Outdoor Photographer Magazine

PHOTO TRAVELER
A street scene in old Stone Town, Zanzibar.
A street scene in old Stone Town, Zanzibar.

Photo Traveler: Shoot From The Hip

The instant feedback of digital cameras offers new possibilities for travel street scenes



As a young newspaper photographer in the mid-’70s, I used to look at the work of the great street shooters, from Robert Frank to Alex Webb, and wonder to myself how these shooters could get so close to their subjects without seeming to be noticed by them. They created these wonderful, layered street scenes, using wide-angle lenses, where subjects were just bursting out of the frame, looking like they were about to walk right into the photographer’s lens. Yet they seemingly had no awareness of the photographer’s presence whatsoever.

I studied the work of these masters, and I knew they used small Leica Rangefinders to be quiet and discreet. I got that part, but I still couldn’t figure out how to get my reflexes to the point where I could grab shots that were so spontaneous, up close and personal. Candids shot with telephoto lenses just don’t have the same feel—they lack the immediacy and intimacy you get from moving in tight with a wide lens. How could these shooters bring the camera to their eyes, focus and compose so quickly and effectively?

I learned that, in a lot of cases, the camera never really made it to their eyes, that these photographers had mastered the “hip shot”—a no-look grab shot that required prefocusing the camera, previsualizing the frame and developing lightning-fast reflexes. I tried the same thing back in my news days and was so disappointed with my results, despite trying over and over again, that I basically gave up on the technique altogether.

Fast-forward a couple of decades, well, okay, maybe a few decades, and I’m in Rome with my digital SLR. The street life is vibrant, chaotic and teeming—just the sort of conditions that no-look, hip shooting was made for. This action happens so fast that I just can’t get the camera to my eye and actually frame the scenes, and even if I could, I’d be creating a spectacle of myself, so I decide to try the hip shot again.
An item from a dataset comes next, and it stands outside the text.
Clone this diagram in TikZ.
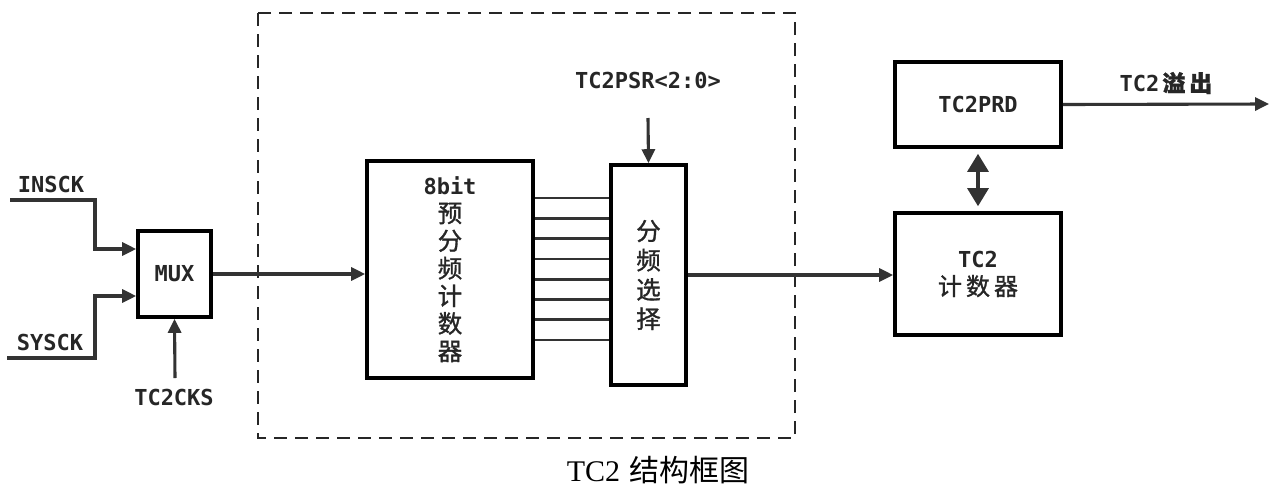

Actually, “gut” shot would be a more accurate descriptive term for the technique, at least the way I started doing it. My camera strap length allows my D-SLR to hang just about midway between my waist (and it is, alas, gut-like and ample) and my neck. I rest my right hand on the camera, with my hand around the camera’s grip, but I end up with my thumb on the shutter release, not my trigger finger. It looks like I’m just resting my hand there.

Shoppers and strollers on Via Condotti, a street of elegant shops and boutiques in Rome.
Shoppers and strollers on Via Condotti, a street of elegant shops and boutiques in Rome.

This time, I could see my framing and focus mistakes in nearly real time, courtesy of the LCD. Pointing the camera too high or too low, having the point of focus too close or too far, getting stung by backgrounds that were five stops brighter than the subject—all these mistakes were readily visible and immediately correctable. Being able to make on-the-fly adjustments meant my results were getting better and better in a matter of hours, not days, weeks or months.

Before I knew it, I had a pretty good idea of what the framing looked like from that perspective, which focal length seemed to work the best and which focus technique yielded the largest number of keepers. I was getting some edgy-looking compositions that approached the look of the master street shooters, and I found a whole new tool to add to my photographic repertoire, courtesy of the instant feedback of the digital SLR.

Now, I won’t kid you, I still get far more misses than hits with this technique. Like sports and wildlife photography, where you make a fair number of frames to try to catch peak and largely unpredictable moments, there will always be more chaff than wheat. But those few keepers are special kernels indeed.

The only price I pay for my misses is more time editing at the computer, and I’m not throwing away processed (and paid for) film frames. But in the right situations, this technique is splendid for working unobtrusively and capturing moments that otherwise would have eluded you if you had lifted your camera and shot.